Our Lady of Peace Students ‘Skate’ Into Science

‘Skate’ Into Science

Photo Provided Our Lady of Peace School students were stoked about their latest science lesson — skateboarding. Pictured with two of the professional skateboarders that visited the school are fourth-graders, from left, Bella Rine of Moundsville, MacKenzie Ghaphery of Wheeling, Jasper Murrin of Dallas Pike and Wyatt Jefferson of Elm Grove, Wheeling.

Our Lady of Peace School students were stoked to participate in a Skateboard Science lesson. Children from pre-kindergarten to eighth grade learned about the distribution of force, center of mass, center of gravity and inertia from professional skateboarders.

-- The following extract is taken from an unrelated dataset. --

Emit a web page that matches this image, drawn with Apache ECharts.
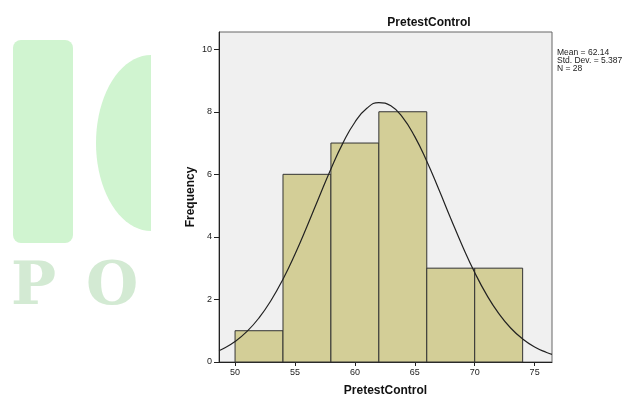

“We love bringing innovative teaching styles and lessons to our students,” said Principal Maureen Kerr. The school has won three national awards for Innovations in Catholic Education. “Most wouldn’t stop to think about the science of skateboarding, but we are.”

Professional skateboarders showcased how the sport is not only a combination of practice and skill but also demonstrated the science behind the wheels.

“My mind was blown when I watched the skateboarders jump up on high tables and off higher ramps,” fourth-grader Bella Rine of Moundsville said. “Then they explained to us how it works — having the force of gravity work with you to do those crazy stunts. Wow!”

Wyatt Jefferson, a fourth-grader from Elm Grove in Wheeling, was equally impressed and intrigued.

“When you think about it there’s all kinds of science behind skateboarding,” Jefferson said. “The laws of motion, finding the center of yourself and an object to know balance. These skateboarders figured that out and showed us how they could jump … skateboards and obstacles.”

Earlier in the year, the school brought in a lesson in Extreme Energy, showcasing all things “powerful” from potential energy to (controlled) explosions, from thermal cameras to people-power, as well as exploring where energy comes from and where it ends up. Students learned how we generate the energy we use every day and how our choices affect our environment, Kerr said.